>> START SOURCE EXCERPT

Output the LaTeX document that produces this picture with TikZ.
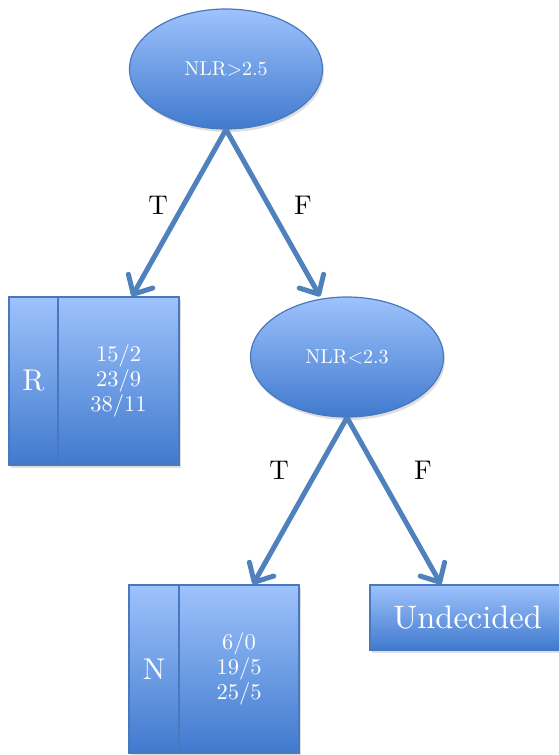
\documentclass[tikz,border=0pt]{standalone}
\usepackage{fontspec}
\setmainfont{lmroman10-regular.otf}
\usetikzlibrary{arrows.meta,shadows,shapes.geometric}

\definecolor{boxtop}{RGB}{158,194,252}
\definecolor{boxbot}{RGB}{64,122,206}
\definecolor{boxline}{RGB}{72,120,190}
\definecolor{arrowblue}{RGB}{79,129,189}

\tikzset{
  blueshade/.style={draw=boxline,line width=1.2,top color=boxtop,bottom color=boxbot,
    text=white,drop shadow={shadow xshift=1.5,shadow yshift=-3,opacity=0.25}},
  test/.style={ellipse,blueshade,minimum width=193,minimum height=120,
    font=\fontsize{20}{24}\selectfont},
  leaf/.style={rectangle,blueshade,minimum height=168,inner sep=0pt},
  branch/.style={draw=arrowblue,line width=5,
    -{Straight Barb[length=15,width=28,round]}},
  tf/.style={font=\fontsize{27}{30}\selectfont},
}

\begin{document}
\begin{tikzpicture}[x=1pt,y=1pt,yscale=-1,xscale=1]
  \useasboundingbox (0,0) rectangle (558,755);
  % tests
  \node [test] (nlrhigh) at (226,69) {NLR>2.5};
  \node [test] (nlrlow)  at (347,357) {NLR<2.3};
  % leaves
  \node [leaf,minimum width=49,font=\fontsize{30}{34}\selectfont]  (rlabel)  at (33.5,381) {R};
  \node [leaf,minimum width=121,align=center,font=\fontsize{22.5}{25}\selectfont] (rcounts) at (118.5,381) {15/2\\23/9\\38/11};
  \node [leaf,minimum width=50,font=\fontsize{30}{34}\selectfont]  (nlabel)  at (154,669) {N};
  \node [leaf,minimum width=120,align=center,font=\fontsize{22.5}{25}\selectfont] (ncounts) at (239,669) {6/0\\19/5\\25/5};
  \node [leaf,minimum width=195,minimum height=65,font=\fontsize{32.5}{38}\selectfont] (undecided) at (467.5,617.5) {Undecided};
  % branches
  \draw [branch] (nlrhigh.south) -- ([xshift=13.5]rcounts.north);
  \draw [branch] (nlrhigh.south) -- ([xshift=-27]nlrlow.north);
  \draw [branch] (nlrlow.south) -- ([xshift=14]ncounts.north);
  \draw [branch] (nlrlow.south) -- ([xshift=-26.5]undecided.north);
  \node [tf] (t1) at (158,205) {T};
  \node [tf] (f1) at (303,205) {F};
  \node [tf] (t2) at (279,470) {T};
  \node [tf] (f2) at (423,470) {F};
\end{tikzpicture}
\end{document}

>> END SOURCE EXCERPT

*WHAT THE EXERCISE ASKS*. Images should not appear in the copy; retype the listing above exactly.

*OUTPUT FOR THIS TASK*.
Output the LaTeX document that produces this picture with TikZ.
\documentclass[tikz,border=0pt]{standalone}
\usepackage{fontspec}
\setmainfont{lmroman10-regular.otf}
\usetikzlibrary{arrows.meta,shadows,shapes.geometric}

\definecolor{boxtop}{RGB}{158,194,252}
\definecolor{boxbot}{RGB}{64,122,206}
\definecolor{boxline}{RGB}{72,120,190}
\definecolor{arrowblue}{RGB}{79,129,189}

\tikzset{
  blueshade/.style={draw=boxline,line width=1.2,top color=boxtop,bottom color=boxbot,
    text=white,drop shadow={shadow xshift=1.5,shadow yshift=-3,opacity=0.25}},
  test/.style={ellipse,blueshade,minimum width=193,minimum height=120,
    font=\fontsize{20}{24}\selectfont},
  leaf/.style={rectangle,blueshade,minimum height=168,inner sep=0pt},
  branch/.style={draw=arrowblue,line width=5,
    -{Straight Barb[length=15,width=28,round]}},
  tf/.style={font=\fontsize{27}{30}\selectfont},
}

\begin{document}
\begin{tikzpicture}[x=1pt,y=1pt,yscale=-1,xscale=1]
  \useasboundingbox (0,0) rectangle (558,755);
  % tests
  \node [test] (nlrhigh) at (226,69) {NLR>2.5};
  \node [test] (nlrlow)  at (347,357) {NLR<2.3};
  % leaves
  \node [leaf,minimum width=49,font=\fontsize{30}{34}\selectfont]  (rlabel)  at (33.5,381) {R};
  \node [leaf,minimum width=121,align=center,font=\fontsize{22.5}{25}\selectfont] (rcounts) at (118.5,381) {15/2\\23/9\\38/11};
  \node [leaf,minimum width=50,font=\fontsize{30}{34}\selectfont]  (nlabel)  at (154,669) {N};
  \node [leaf,minimum width=120,align=center,font=\fontsize{22.5}{25}\selectfont] (ncounts) at (239,669) {6/0\\19/5\\25/5};
  \node [leaf,minimum width=195,minimum height=65,font=\fontsize{32.5}{38}\selectfont] (undecided) at (467.5,617.5) {Undecided};
  % branches
  \draw [branch] (nlrhigh.south) -- ([xshift=13.5]rcounts.north);
  \draw [branch] (nlrhigh.south) -- ([xshift=-27]nlrlow.north);
  \draw [branch] (nlrlow.south) -- ([xshift=14]ncounts.north);
  \draw [branch] (nlrlow.south) -- ([xshift=-26.5]undecided.north);
  \node [tf] (t1) at (158,205) {T};
  \node [tf] (f1) at (303,205) {F};
  \node [tf] (t2) at (279,470) {T};
  \node [tf] (f2) at (423,470) {F};
\end{tikzpicture}
\end{document}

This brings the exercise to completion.